Saya kaget. Tak bisa langsung menjawabnya. Aliran, kata inilah yang
membingungkan saya.
“Mas ini NU apa Muhammadiyah?”
Setelah diam sejenak saya menjawab, “Saya Islam, Pak.” Suara saya
datar-datar saja.
“Lha, iya. Tapi apa Mas ini NU?”
“Saya tidak NU, Pak,” sambil menggeleng.
Dia mengangguk-anggukan kepalanya. Sulit saya tafsirkan apa yang ada dalam
benaknya. Kepalanya disandarkan, matanya agak terpejam. Saya meneguk air lagi,
segar menjalar.
“Saya juga tidak Muhammadiyah, Pak.”
Dia kaget dan dengan serius dia bertanya.
“Jadi Mas ini aliran apa?”
Saya agak rikuh menjawabnya. Saya baru kenal bapak ini di sini, di kereta
api ini dan sepagi ini sudah ditanya soal aliran dalam agama. Saya sendiri
sejujurnya bukanlah NU, bukan Muhammadiyah, bukan Persis.
Petugas restorka mendekat. Tangan kirinya dengan setimbang mengusung nampan
minuman. Saya membeli teh panas setelah berbasa-basi dengan teman ngobrol saya.
Dia tidak membeli apa-apa. Dikeluarkannya botol plastik yang berisi minuman
kuning-coklat dari tasnya.
“Saya Islam saja, Pak.” Teh pun saya seruput, terasa panas di lidah sambil
otak terus berpikir-pikir apa pertanyaan bapak ini selanjutnya. Di kejauhan di
ufuk timur, di atas bukit itu, sinar kemerahan mulai tampak. Suasana tambah
ramai. “Ular baja” yang saya tumpangi berguncang-guncang dan terompetnya sesekali
memekik.
“Mas, kita harus punya aliran. Supaya jelas agama kita,” katanya.
“Ooo...,” cuma itu yang keluar dari mulut saya. Tak kuasa saya melanjutkan
obrolan itu. Saya memilih mengagumi lembayung di ufuk yang mulai bercahaya.
Kami diam. Saya diam, bapak itu membaca korannya.

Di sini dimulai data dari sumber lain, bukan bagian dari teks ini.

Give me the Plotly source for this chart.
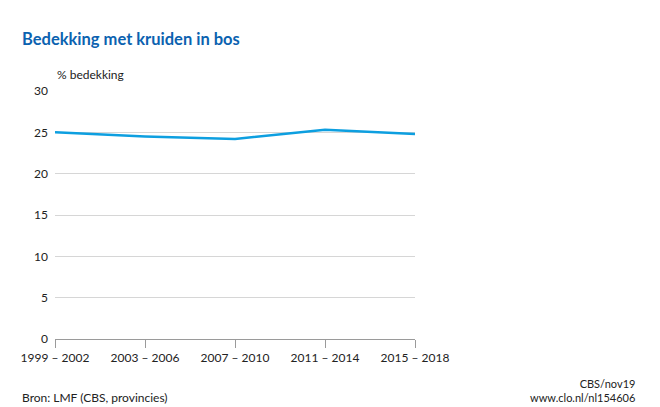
import plotly.graph_objects as go

# data
periods = ["1999 – 2002", "2003 – 2006", "2007 – 2010", "2011 – 2014", "2015 – 2018"]
bedekking = [25.0, 24.5, 24.2, 25.3, 24.8]
y_ticks = [0, 5, 10, 15, 20, 25, 30]

FONT = "Lato"
TXT = "#222222"

fig = go.Figure()
fig.add_trace(go.Scatter(
    x=periods, y=bedekking, mode="lines",
    line=dict(color="#0d9fe0", width=2.5),
    hovertemplate="%{x}: %{y}%<extra></extra>"))

fig.update_layout(
    width=660, height=407,
    margin=dict(l=55, r=245, t=91, b=68),
    plot_bgcolor="white", paper_bgcolor="white",
    showlegend=False,
    font=dict(family=FONT, size=12, color=TXT),
    xaxis=dict(
        type="category", range=[0, 4],
        showgrid=False, zeroline=False,
        showline=True, linecolor="#9a9a9a", linewidth=1,
        ticks="outside", ticklen=8, tickcolor="#9a9a9a",
        tickfont=dict(family=FONT, size=12, color=TXT)),
    yaxis=dict(
        range=[0, 30], tickvals=y_ticks,
        showgrid=True, gridcolor="#d6d6d6", gridwidth=1,
        zeroline=False, showline=False,
        ticks="", ticklabelstandoff=6,
        tickfont=dict(family=FONT, size=12, color=TXT)),
)

fig.add_annotation(text="<b>Bedekking met kruiden in bos</b>", xref="paper", yref="paper",
    x=-35/360, y=1 + 40/248, xanchor="left", yanchor="bottom", showarrow=False,
    font=dict(family=FONT, size=16.5, color="#0b62b0"))
fig.add_annotation(text="% bedekking", xref="paper", yref="paper",
    x=0, y=1 + 7/248, xanchor="left", yanchor="bottom", showarrow=False,
    font=dict(family=FONT, size=12, color=TXT))
fig.add_annotation(text="Bron: LMF (CBS, provincies)", xref="paper", yref="paper",
    x=-35/360, y=-49/248, xanchor="left", yanchor="top", showarrow=False,
    font=dict(family=FONT, size=12, color=TXT))
fig.add_annotation(text="CBS/nov19<br>www.clo.nl/nl154606", xref="paper", yref="paper",
    x=1 + 222/360, y=-36/248, xanchor="right", yanchor="top", align="right",
    showarrow=False, font=dict(family=FONT, size=11, color=TXT))

# page body has a default 8px margin; drop it so the figure sits at (0, 0)
fig.write_html("out.html", config={"displayModeBar": False},
               post_script="document.body.style.margin='0';")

Tapi pikiran saya ramai, jauh
lebih ramai ketimbang deru kereta. “Apakah harus saya jawab,” batin saya.
Lantas, pilih yang mana?
Selamat bermuktamar NU dan
Muhammadiyah. Dua ormas yang berperan besar dalam kemerdekaan Indonesia, lewat
tokoh-tokohnya. Pada masa itu, ulama juga menjadi politisi. Tetapi, mereka
benar dalam berpolitik. Lurus di pentas pengaturan negara. Tidak ada dikotomi
dalam seorang manusia yang menjadi ulama (berilmu agama) dan menjadi politisi.
Mereka bagai uang bersisi dua. Idealnya, ulama adalah politisi, politisi pun hendaklah
berilmu agama. Ulama yang intelek, intelek yang ulama, bukan intelek yang sekadar
tahu ilmu agama.
I
love you, NU, love you Muhammadiyah. May Allah bless and save you. *
Tampak, betapa kedua tokoh pendiri Muhammadiyah dan NU di atas adalah bersaudara. Keduanya belajar pada Kyai Cholil di Bangkalan, Madura.